Pemuda Muhammadiyah: Hakim Jangan Ragu Menghukum Ahok
jpnn.com, JAKARTA - Jelang putusan persidangan penodaan agama dengan terdakwa Basuki Tjahaja Purnama alias Ahok, majelis hakim diimbau tidak ragu menjatuhkan vonis. Menurut Faisal, ketua PP Pemuda Muhammadiyah Bidang Hukum, sebaiknya hakim betul-betul mempertimbangkan beberapa hal.
Pertama, hakim dalam memutus perkara Ahok tidak boleh dengan "keraguan". Biasanya kalau hakim ragu dia selalu saja berpegang pada asas IN DUBIO PRO REO yang menyatakan jika terjadi keragu-raguan apakah terdakwa salah atau tidak maka sebaiknya diberikan hal yang menguntungkan bagi terdakwa.
"Dalam hal ini harapan kami hakim jangan ragu sedikit pun untuk menjatuhkan vonis 156 huruf (a) kepada terdakwa karena semua pertimbangan alat bukti sudah diuraikan cukup baik," kata Faisal di Jakarta, Senin (8/5).
Kedua, patut diketahui jika sistem pembuktian pidana lebih terikat pada sistem "Negatief Wettelijk", yaitu keyakinan yang disertai dengan mempergunakan alat-alat bukti sah menurut UU sebagaimana yang disebut dalam 183 KUHAP. Yaitu, hakim dalam menjatuhkan pidana sekurang-kurangnya gunakan dua alat bukti yang sah dan berbasis pada keyakinan hakim.
"Pada kesimpulannya lebih dari dua alat bukti jika terdakwa langgar 156a huruf (a) dan keyakinan hakim harus pula perhatikan keadilan publik yang terus menerus disuarakan umat," terangnya.
Ketiga, dalam praktiknya hakim boleh melakukan Ultra Petitum yaitu penjatuhan putusan melebihi dari tuntutan JPU sepanjang itu benar secara hukum dan keadilan.

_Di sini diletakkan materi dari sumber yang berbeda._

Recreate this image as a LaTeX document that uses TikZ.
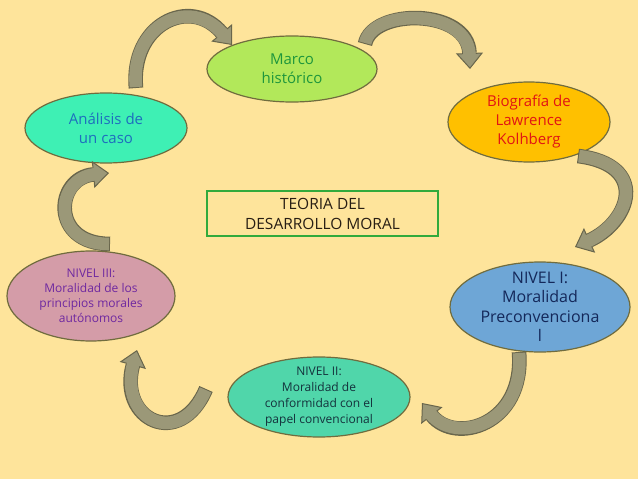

Berdasar pada tiga pertimbagan di atas, beber Faisal, hakim juga harus melihat fakta yuridis yang menjadi konstruksi hukum pasal 156a huruf (a) baik unsur subyektif terdakwa berdasarkan pengetahuan dan kehendaknya sudah secara nyata sengaja melakukan perbuatan penodaan agama. Apalagi unsur obyektif diketahui oleh siapa pun jika perbuatan itu dilakukan di muka umum oleh terdakwa.
Maka mendasarkan pada prinsip dasar dari kedua unsur yang dimaksud pasal 156a huruf (a) begitu jelas jika perbuatan terdakwa telah mengeluarkan perasaan atau perbuatan yang bersifat penodaan agama.